Reading with an Understanding of the Old Testament Witness to Christ When we read the Bible confessionally we must respect and inspect closely the symbols and language found throughout the Old Testament. The temptation for Christian readers has been to rush to connect passages in the Old Testament to Jesus in a short hand way. But reading confessionally asks us to take our time more fully understanding the actual witness that is presented within the Old Testament. For instance, again within the story of Nehemiah, we might miss the symbolic nature of his project to rebuild the walls and temple in Jerusalem. This heavy focus on the centrality of the Temple in Jerusalem fits within a wide framework set out throughout much of the Hebrew Scriptures. That understanding takes on incredible significance when we come to Jesus declaring in the Gospel of John to “tear down this temple and I will rebuild it again in three days.” We see Jesus now claiming to take the place of the Temple as the center of worship and audaciously using the vision of its destruction as a testament to his coming death, and its rebuilding as a witness to his own resurrection. This is powerful stuff indeed. It will also be missed entirely if we do not engage with the Bible in its entirety and complexity.

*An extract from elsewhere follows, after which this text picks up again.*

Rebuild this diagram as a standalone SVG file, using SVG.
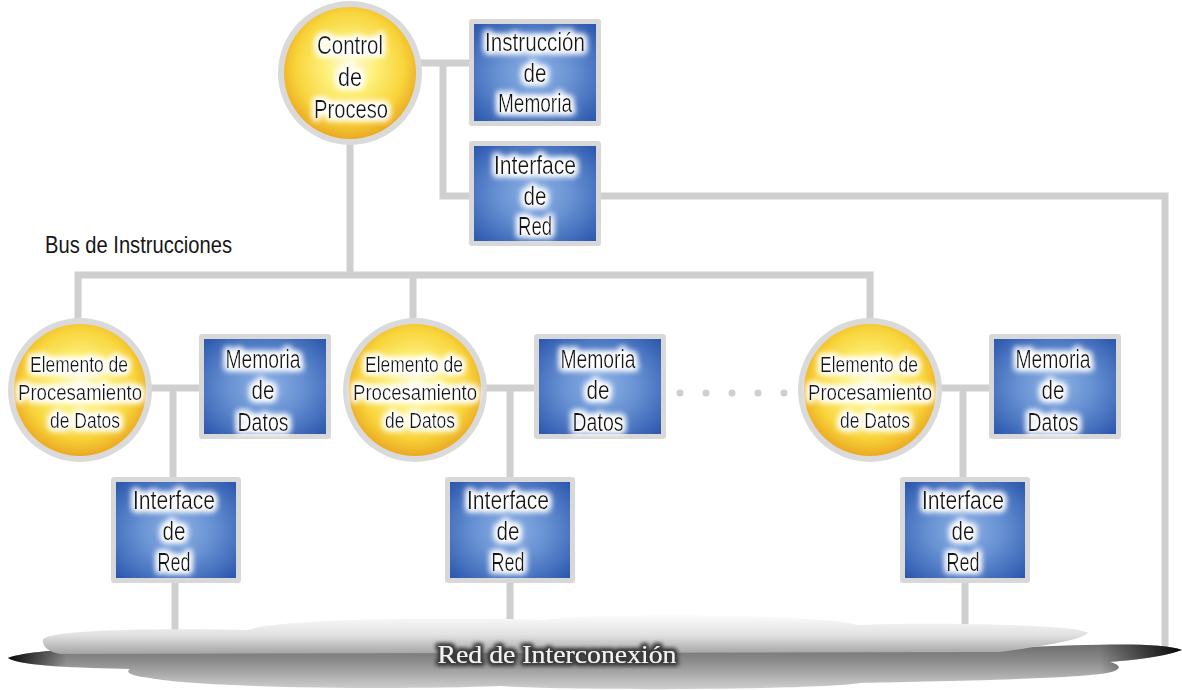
<svg xmlns="http://www.w3.org/2000/svg" width="1182" height="690" viewBox="0 0 1182 690">
<defs>
<style>
.wire{fill:none;stroke:#cfcfcf;stroke-width:7;stroke-linecap:square}
.frame{fill:#d8d8d8}
.blue{fill:url(#gBlue)}
.ring{fill:#dadada}
.yel{fill:url(#gYel)}
.lbl{font-family:"Liberation Sans",Arial,sans-serif;fill:#161616;text-anchor:middle}
.big{font-size:26px}
.mid{font-size:22.5px}
</style>
<radialGradient id="gBlue" cx="0.5" cy="0.5" r="0.7">
<stop offset="0" stop-color="#8fb3e6"/>
<stop offset="0.45" stop-color="#6690d2"/>
<stop offset="1" stop-color="#2b57ad"/>
</radialGradient>
<radialGradient id="gYel" cx="0.5" cy="0.45" r="0.55">
<stop offset="0" stop-color="#fffbe0"/>
<stop offset="0.35" stop-color="#fdf07a"/>
<stop offset="0.75" stop-color="#f8d43a"/>
<stop offset="1" stop-color="#eba923"/>
</radialGradient>
<linearGradient id="gTop" x1="0" y1="0" x2="0" y2="1">
<stop offset="0" stop-color="#fbfbfb"/>
<stop offset="0.5" stop-color="#e2e2e2"/>
<stop offset="1" stop-color="#a4a4a4"/>
</linearGradient>
<linearGradient id="gBot" x1="0" y1="0" x2="0" y2="1">
<stop offset="0" stop-color="#6e6e6e"/>
<stop offset="0.4" stop-color="#8e8e8e"/>
<stop offset="1" stop-color="#cfcfcf"/>
</linearGradient>
<linearGradient id="gEnds" x1="0" y1="0" x2="1" y2="0">
<stop offset="0" stop-color="#000" stop-opacity="0.95"/>
<stop offset="0.05" stop-color="#000" stop-opacity="0"/>
<stop offset="0.93" stop-color="#000" stop-opacity="0"/>
<stop offset="1" stop-color="#000" stop-opacity="0.95"/>
</linearGradient>
<filter id="glow" x="-20%" y="-30%" width="140%" height="160%">
<feMorphology in="SourceAlpha" operator="dilate" radius="2" result="d"/>
<feGaussianBlur in="d" stdDeviation="3" result="b"/>
<feFlood flood-color="#ffffff"/>
<feComposite in2="b" operator="in" result="g"/>
<feMerge><feMergeNode in="g"/><feMergeNode in="g"/><feMergeNode in="SourceGraphic"/></feMerge>
</filter>
<filter id="dglow" x="-10%" y="-40%" width="120%" height="180%">
<feMorphology in="SourceAlpha" operator="dilate" radius="2" result="d"/>
<feGaussianBlur in="d" stdDeviation="2" result="b"/>
<feFlood flood-color="#3a3a3a"/>
<feComposite in2="b" operator="in" result="g"/>
<feMerge><feMergeNode in="g"/><feMergeNode in="g"/><feMergeNode in="SourceGraphic"/></feMerge>
</filter>
</defs>
<rect width="1182" height="690" fill="#ffffff"/>

<g id="connectors">
<path class="wire" d="M420,63 H472 M443,63 V196 H472"/>
<path class="wire" d="M598,196 H1165 V645"/>
<path class="wire" d="M350,140 V275 M78,275 H870 M78,275 V320 M413,275 V320 M870,275 V320"/>
<path class="wire" d="M150,388 H202 M173,388 V480 M175,580 V630"/>
<path class="wire" d="M485,388 H537 M510,388 V480 M510,580 V630"/>
<path class="wire" d="M940,388 H992 M963,388 V480 M965,580 V630"/>
<path d="M680,393 H792" fill="none" stroke="#cfcfcf" stroke-width="7" stroke-linecap="round" stroke-dasharray="0 26"/>
</g>

<g id="control">
<circle class="ring" cx="350" cy="73" r="72"/>
<circle class="yel" cx="350" cy="73" r="66"/>
<g class="lbl big" filter="url(#glow)"><text x="350" y="54" textLength="66" lengthAdjust="spacingAndGlyphs">Control</text><text x="350" y="86" textLength="24" lengthAdjust="spacingAndGlyphs">de</text><text x="351" y="118" textLength="74" lengthAdjust="spacingAndGlyphs">Proceso</text></g>
</g>

<g id="instr-mem">
<rect class="frame" x="469" y="19" width="132" height="107" rx="3"/>
<rect class="blue" x="474" y="24" width="122" height="97"/>
<g class="lbl big" filter="url(#glow)"><text x="535" y="51" textLength="100" lengthAdjust="spacingAndGlyphs">Instrucción</text><text x="535" y="82" textLength="23" lengthAdjust="spacingAndGlyphs">de</text><text x="535" y="112" textLength="74" lengthAdjust="spacingAndGlyphs">Memoria</text></g>
</g>

<g id="net-ctrl">
<rect class="frame" x="469" y="141" width="132" height="105" rx="3"/>
<rect class="blue" x="474" y="146" width="122" height="95"/>
<g class="lbl big" filter="url(#glow)"><text x="535" y="174" textLength="82" lengthAdjust="spacingAndGlyphs">Interface</text><text x="535" y="205" textLength="23" lengthAdjust="spacingAndGlyphs">de</text><text x="535" y="235" textLength="34" lengthAdjust="spacingAndGlyphs">Red</text></g>
</g>

<g id="bus-label">
<text class="lbl" x="45" y="253" style="text-anchor:start;font-size:24px" textLength="187" lengthAdjust="spacingAndGlyphs">Bus de Instrucciones</text>
</g>

<g id="pe1">
<circle class="ring" cx="80" cy="390" r="72"/>
<circle class="yel" cx="80" cy="390" r="66"/>
<g class="lbl mid" filter="url(#glow)"><text x="79" y="372" textLength="98" lengthAdjust="spacingAndGlyphs">Elemento de</text><text x="80" y="400" textLength="124" lengthAdjust="spacingAndGlyphs">Procesamiento</text><text x="85" y="428" textLength="70" lengthAdjust="spacingAndGlyphs">de Datos</text></g>
</g>
<g id="mem1">
<rect class="frame" x="199" y="334" width="132" height="105" rx="3"/>
<rect class="blue" x="204" y="339" width="122" height="95"/>
<g class="lbl big" filter="url(#glow)"><text x="263" y="368" textLength="75" lengthAdjust="spacingAndGlyphs">Memoria</text><text x="263" y="399" textLength="23" lengthAdjust="spacingAndGlyphs">de</text><text x="263" y="431" textLength="51" lengthAdjust="spacingAndGlyphs">Datos</text></g>
</g>
<g id="ni1">
<rect class="frame" x="111" y="477" width="130" height="106" rx="3"/>
<rect class="blue" x="116" y="482" width="120" height="96"/>
<g class="lbl big" filter="url(#glow)"><text x="174" y="509" textLength="82" lengthAdjust="spacingAndGlyphs">Interface</text><text x="174" y="540" textLength="23" lengthAdjust="spacingAndGlyphs">de</text><text x="174" y="571" textLength="33" lengthAdjust="spacingAndGlyphs">Red</text></g>
</g>

<g id="pe2">
<circle class="ring" cx="415" cy="390" r="72"/>
<circle class="yel" cx="415" cy="390" r="66"/>
<g class="lbl mid" filter="url(#glow)"><text x="414" y="372" textLength="98" lengthAdjust="spacingAndGlyphs">Elemento de</text><text x="415" y="400" textLength="124" lengthAdjust="spacingAndGlyphs">Procesamiento</text><text x="420" y="428" textLength="70" lengthAdjust="spacingAndGlyphs">de Datos</text></g>
</g>
<g id="mem2">
<rect class="frame" x="534" y="334" width="132" height="105" rx="3"/>
<rect class="blue" x="539" y="339" width="122" height="95"/>
<g class="lbl big" filter="url(#glow)"><text x="598" y="368" textLength="75" lengthAdjust="spacingAndGlyphs">Memoria</text><text x="598" y="399" textLength="23" lengthAdjust="spacingAndGlyphs">de</text><text x="598" y="431" textLength="51" lengthAdjust="spacingAndGlyphs">Datos</text></g>
</g>
<g id="ni2">
<rect class="frame" x="445" y="477" width="130" height="106" rx="3"/>
<rect class="blue" x="450" y="482" width="120" height="96"/>
<g class="lbl big" filter="url(#glow)"><text x="508" y="509" textLength="82" lengthAdjust="spacingAndGlyphs">Interface</text><text x="508" y="540" textLength="23" lengthAdjust="spacingAndGlyphs">de</text><text x="508" y="571" textLength="33" lengthAdjust="spacingAndGlyphs">Red</text></g>
</g>

<g id="pe3">
<circle class="ring" cx="870" cy="390" r="72"/>
<circle class="yel" cx="870" cy="390" r="66"/>
<g class="lbl mid" filter="url(#glow)"><text x="869" y="372" textLength="98" lengthAdjust="spacingAndGlyphs">Elemento de</text><text x="870" y="400" textLength="124" lengthAdjust="spacingAndGlyphs">Procesamiento</text><text x="875" y="428" textLength="70" lengthAdjust="spacingAndGlyphs">de Datos</text></g>
</g>
<g id="mem3">
<rect class="frame" x="989" y="334" width="132" height="105" rx="3"/>
<rect class="blue" x="994" y="339" width="122" height="95"/>
<g class="lbl big" filter="url(#glow)"><text x="1053" y="368" textLength="75" lengthAdjust="spacingAndGlyphs">Memoria</text><text x="1053" y="399" textLength="23" lengthAdjust="spacingAndGlyphs">de</text><text x="1053" y="431" textLength="51" lengthAdjust="spacingAndGlyphs">Datos</text></g>
</g>
<g id="ni3">
<rect class="frame" x="900" y="477" width="130" height="106" rx="3"/>
<rect class="blue" x="905" y="482" width="120" height="96"/>
<g class="lbl big" filter="url(#glow)"><text x="963" y="509" textLength="82" lengthAdjust="spacingAndGlyphs">Interface</text><text x="963" y="540" textLength="23" lengthAdjust="spacingAndGlyphs">de</text><text x="963" y="571" textLength="33" lengthAdjust="spacingAndGlyphs">Red</text></g>
</g>

<g id="cloud">
<path d="M8,658 C30,650 80,648 150,650 L1000,648 C1100,644 1160,642 1182,650 C1160,658 1130,660 1110,662 C1125,666 1120,672 1100,674 C1050,680 900,682 860,683 C820,690 560,691 500,686 C400,690 200,688 150,678 C130,676 125,672 130,669 C80,668 20,666 8,658 Z" fill="url(#gBot)"/>
<path d="M8,658 C30,650 80,648 150,650 L1000,648 C1100,644 1160,642 1182,650 C1160,658 1130,660 1110,662 C1125,666 1120,672 1100,674 C1050,680 900,682 860,683 C820,690 560,691 500,686 C400,690 200,688 150,678 C130,676 125,672 130,669 C80,668 20,666 8,658 Z" fill="url(#gEnds)"/>
<path d="M43,640 C45,630 150,628 250,630 C262,621 420,616 545,620 C575,613 820,613 857,625 C920,622 1080,624 1088,633 C1080,640 1050,645 1000,652 L60,654 C48,652 42,646 43,640 Z" fill="url(#gTop)"/>
<text x="557" y="663" filter="url(#dglow)" textLength="239" lengthAdjust="spacingAndGlyphs" style="font-family:'Liberation Serif',serif;font-size:25px;fill:#f2f2f2;text-anchor:middle">Red de Interconexión</text>
</g>
</svg>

Conclusion There are no shortcuts with God. The path to and with God is long and winding and often shrouded in mystery and uncertainty. But when we trust this long and slow footpath laid before us in the Bible and resist the temptation to seek out the freeways of the world, we will encounter a journey that changes us fully and completely. This is the promise of God through Jesus: a holistic life full of wonder, imagination, and discovery with no part of ourselves left unchanged. There’s no self-help book that can ever hope to match that.